Alors que la machine (automobile, machine à
laver, machine outil etc.) outillait notre corps, l’automate doué d’ubiquité
outille notre cerveau, notre esprit. Il fait ainsi plus et autre chose que de
prolonger le machinisme : il touche à l’organe où se forment nos pensées et où
nos valeurs se concrétisent sous la forme
de projets d’action. Tout comme le fit autrefois le livre, il élargit notre vue
sur le monde et les autres en même temps qu’il aiguise les séductions et
illusions de l’imaginaire, du « virtuel ». Cela transforme notre conception du
bien-être et donc la finalité que nous fixons à l’économie.
Cette évolution place notre génération au
carrefour de deux orientations que l’on
peut désigner par les mots « civilisation » et « barbarie ». La deuxième est la
plus facile, le spectacle médiatique nous invite d’ailleurs quotidiennement à
nous y engager. Pour emprunter la première il faudra faire l’effort de
s’approprier les TIC, d’expérimenter et évaluer leurs apports, de les entourer
de garde-fous. Comme les entreprises sont, de tous les acteurs de la société,
ceux chez qui l’expérimentation est la plus avancée, il importe d’observer ce
qui s’y passe pour en tirer les leçons et anticiper les possibilités, les
difficultés et les pièges que vont rencontrer les autres acteurs.

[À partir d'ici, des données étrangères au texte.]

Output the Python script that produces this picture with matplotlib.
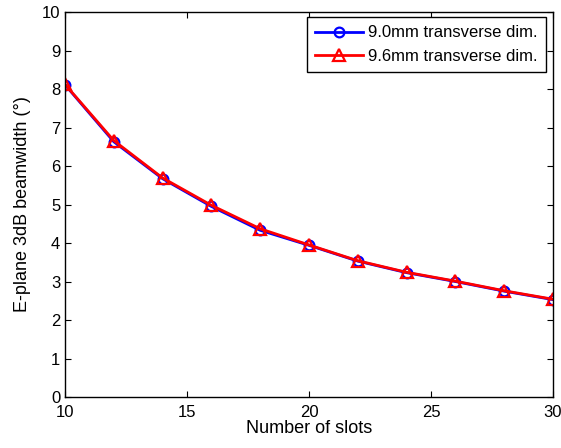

L’analyse, l’expérimentation, sont des
démarches exigeantes. Elles ne sauraient se satisfaire ni des imprécations de
ceux qui éprouvent une « grande peur » devant les TIC, ni de l’optimisme béat de ceux
qui croient qu’elles peuvent résoudre tous les problèmes. Elles doivent par
ailleurs surmonter les ambiguïtés que provoque le jargon des spécialistes, comme
l’imprécision du discours médiatique : pour ne prendre qu’un exemple
l’informatisation ne saurait se réduire au « numérique »,
terme qui, évoquant ce qui se passe dans les couches basses de l’ordinateur,
invite à se détourner des usages de l’informatique ; de même, l’équipement du
territoire ne saurait se réduire aux réseaux, fussent-ils à haut débit, en se
détournant de l’usage qui sera fait des TIC au-dessus des réseaux.